Why Dartmouth? “The economics department at Dartmouth deeply impressed me during my interview visits,” says Sukhtankar. “I continue to be amazed at the combination of intelligence and genuine niceness of my colleagues.” He adds that, “Hanover in the fall has also been a delight.”
Assistant Professor of Education
Expertise: Cognition and learning; developmental and educational psychology
CV: Tine has a Ph.D. from the Lynch School of Education of Boston College. Her work has been published in the Journal of Experimental Psychology: Learning, Memory, and Cognition; the Journal of Neurophysiology; Cerebral Cortex; and in Developmental Science Goes to School (Routledge, forthcoming). Tine’s experience as a fifth grade teacher in an underprivileged urban school district continues to influence her research program.

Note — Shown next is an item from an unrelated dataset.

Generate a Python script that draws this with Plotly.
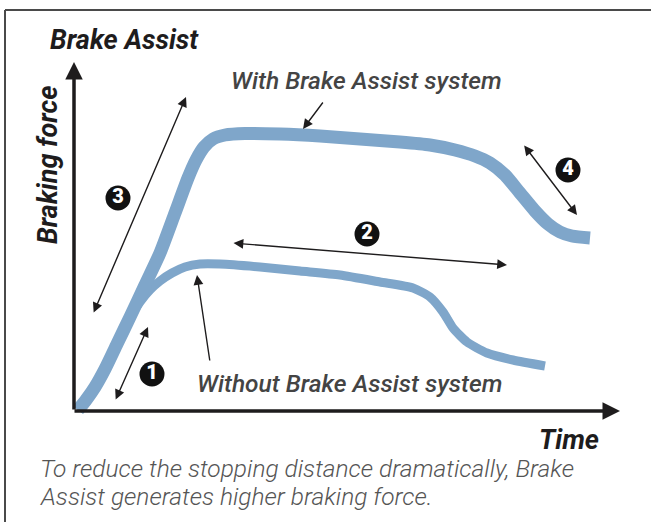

Why Dartmouth? “Dartmouth offers students entering the field of education an incredibly exciting and useful integrated knowledge base,” notes Tine. She adds that, “Dartmouth’s proximity to hiking trails and ski mountains certainly didn’t dissuade me from accepting the position!”
Assistant Professor of Environmental Studies
Expertise: political economy; human-environment interactions; systems theory and applications, including computational and real world model-testing
CV: Webster holds a Ph.D. from the University of Southern California. She is the author of Adaptive Governance: The Dynamics of Atlantic Fisheries Management (MIT Press, 2009) and A Developing World Economy: Unlimited Growth with Limited Population (Fundamental Books, 2004, with Nake Kamarany).
Why Dartmouth? “I like to teach and a like to do research; I especially like having the freedom to teach courses that are related to my research,” says Webster. “Dartmouth is one of the few places that emphasizes a strong relationship between the two.”